Testing websites with ambiguous form factors
As described in the CrUX 202205 release notes, this 28% increase in coverage is not organic, rather it’s due to a methodological change in the way CrUX aggregates site data. Previously, the CrUX dataset would annotate in the form_factor
dimension whether the user experience data corresponds to desktop users or mobile users. If there was insufficient data from desktop users, it would be omitted from the dataset. If that segment represented more than 20% of the origin’s population, that was too massive of an omission, and the entire origin would be excluded from the dataset. The important difference is that rather than omitting the origin, CrUX will now attempt to combine desktop and mobile experiences together to give the origin a “second chance” to meet the sufficient data threshold. Those corresponding form_factor
values would be set to NULL
.
HTTP Archive has a desktop crawl and a mobile crawl. We use the form_factor
field from CrUX to know whether to test a page in one environment or the other, which affects how the page is rendered and sometimes even the content itself. So we have a decision to make about how to handle NULL
device types.
What we’ve decided is to crawl home pages of origins with form_factor=NULL
in both desktop and mobile environments. Given that it took the combination of desktop and mobile UX data to meet the sufficient data threshold, this solution is still true to the environments of real users as they visited the site.
New streaming crawl pipeline
As part of our infrastructure improvements, we’re overhauling the entire data pipeline. This is the process that takes a URL, tests it using WebPageTest, and processes the results for writing into the relevant BigQuery tables.
The old way was to hold the results off to the side until every test was finished, then process everything all at once. It could take a day or two between the end of testing and the start of processing. The new behavior is to stream each test result into BigQuery as soon as it’s ready. If you’re writing queries that don’t depend on the full dataset, this will enable you to get some sample data weeks sooner.
We’ll need to experiment with ways to make it clear when the dataset is “done” and fully ready to analyze. Maybe we’ll annotate tables as partial
somehow, to be explicit that data is still streaming in. Let us know in the comments if the July behavior gives you any trouble or if you have any suggestions on how to improve the process.
Improvements to the CWV Technology Report
Starting with the May dataset, the CWV Technology Report (cwvtech.report) will have two exciting new capabilities:
- Lighthouse data for desktop pages
- Technology detections for secondary pages
Lighthouse for desktop
As of the May crawl, we now have Lighthouse data in BigQuery for desktop pages at httparchive.lighthouse.2022_05_01_desktop
. We’ve added this to the CWV Technology Report’s Lighthouse section.
Given the different performance characteristics of desktop and mobile lab environments, we expect this to provide new insights about the opportunities available to each technology.
Bonus tip: did you know that the chart+gear icon allows you to select different Lighthouse category scores?
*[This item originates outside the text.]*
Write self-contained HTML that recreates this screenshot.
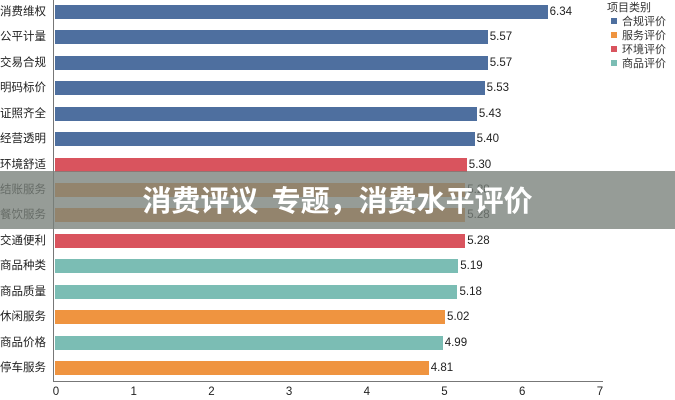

Whenever you see this icon above a chart, click it to see options for different metrics to include.
Technology detections for secondary pages
Now that we’re able to crawl up to two pages per site (home page plus one secondary page), we can include the technologies found on secondary pages to improve the accuracy of our origin-level technology detections.
If either the home page or secondary page is found to use a technology, we count that origin as using the technology exactly once. This will strictly increase adoption given that we’re expanding the pool of candidate pages on which to detect the technologies.
Percentage of AMP origins having good CWV
This change in adoption may also result in a small but noticeable change in the overall performance of that technology. The chart above shows the performance of websites using AMP over time. Notice that there was an uptick in performance that actually started in April and continued through May.
Number of AMP origins
We can change the chart’s metric to show the total number of origins, and there is clearly a massive increase in adoption. It seems that home pages are less likely to be built with AMP, so by testing beyond home pages we’re able to massively improve the accuracy of the dataset. It’s nice that we don’t see any huge jumps in CWV performance, meaning that the home page data was still a representative sample for the most part. Let us know if you see any unexpected results.
Let us know what you think of all the new changes!
Rick